Impact of Photosensitizing Multilayered Structure on Ruthenium(II)-Dye-Sensitized TiO(2)-Nanoparticle Photocatalysts

[Image: see text] To improve the efficiency of photoinduced charge separation on the surface of dye-sensitized TiO(2) nanoparticles, we synthesized the Ru(II)-photosensitizer-immobilized, Pt-cocatalyst-loaded TiO(2) nanoparticles RuCP(2)@Pt–TiO(2), RuCP(2)–Zr–RuP(6)@Pt–TiO(2), and RuCP(2)–Zr–RuP(4)–Zr–RuP(6)@Pt–TiO(2) (RuCP(2) = [Ru(bpy)(2)(mpbpy)](2–), RuP(4) = [Ru(bpy)(pbpy)(2)](6–), RuP(6) = [Ru(pbpy)(3)](10–), H(4)mpbpy = 2,2′-bipyridine-4,4′-bis(methanephosphonic acid), and H(4)pbpy = 2,2′-bipyridine-4,4′-bis(phosphonic acid)) using phosphonate linkers with bridging Zr(4+) ions. X-ray fluorescence and ultraviolet–visible absorption spectra revealed that a layered molecular structure composed of Ru(II) photosensitizers and Zr(4+) ions (i.e., RuCP(2)–Zr–RuP(6) and RuCP(2)–Zr–RuP(4)–Zr–RuP(6)) was successfully formed on the surface of Pt–TiO(2) nanoparticles, which increased the surface coverage from 0.113 nmol/cm(2) for singly layered RuCP(2)@Pt–TiO(2) to 0.330 nmol/cm(2) for triply layered RuCP(2)–Zr–RuP(4)–Zr–RuP(6)@Pt–TiO(2). The photocatalytic H(2) evolution activity of the doubly layered RuCP(2)–Zr–RuP(6)@Pt–TiO(2) was three times higher than that of the singly layered RuCP(2)@Pt–TiO(2), whereas the activity of triply layered RuCP(2)–Zr–RuP(4)–Zr–RuP(6)@Pt–TiO(2) was less than half of that for RuCP(2)@Pt–TiO(2).

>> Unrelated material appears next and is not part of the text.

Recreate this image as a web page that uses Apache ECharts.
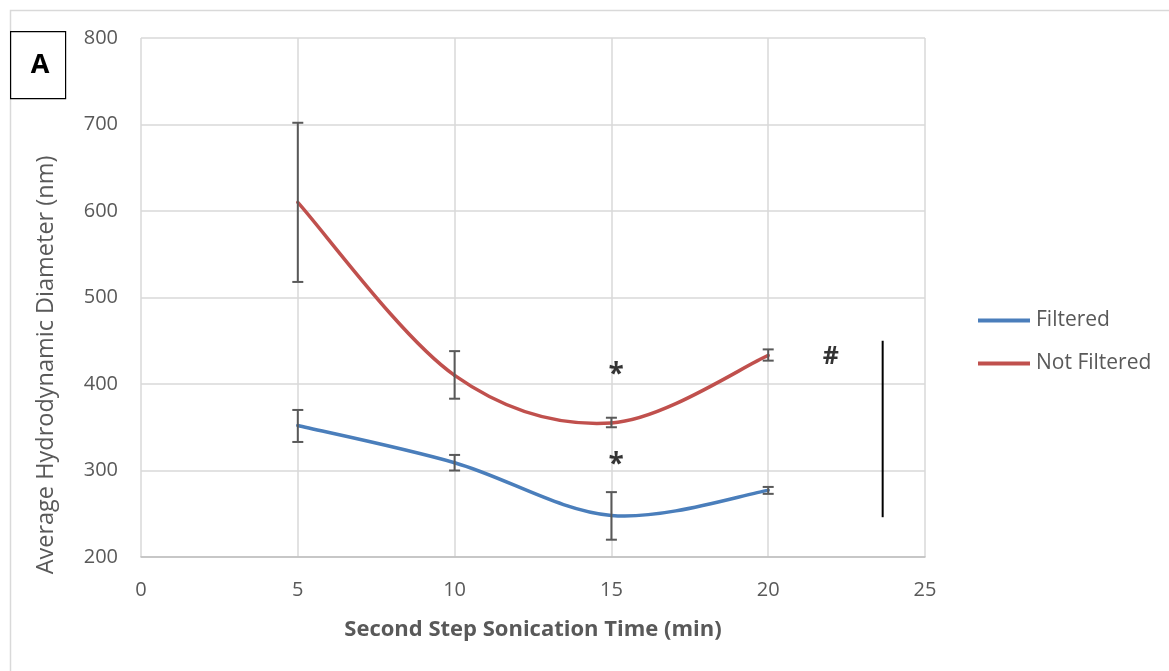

The photosensitizing efficiencies of these Ru(II)-photosensitizer-immobilized nanoparticles for the O(2) evolution reaction catalyzed by the Co(II)-containing Prussian blue analogue [Co(II)(H(2)O)(2)](1.31)[{Co(III)(CN)(6)}(0.63){Pt(II)(CN)(4)}(0.37)] decreased as the number of Ru(II)-photosensitizing layers increased. Thus, crucial aspects of the energy- and electron-transfer mechanism for the photocatalytic H(2) and O(2) evolution reactions involve not only the Ru(II)-complex-TiO(2) interface but also the multilayered structure of the Ru(II)-photosensitizers on the Pt–TiO(2) surface.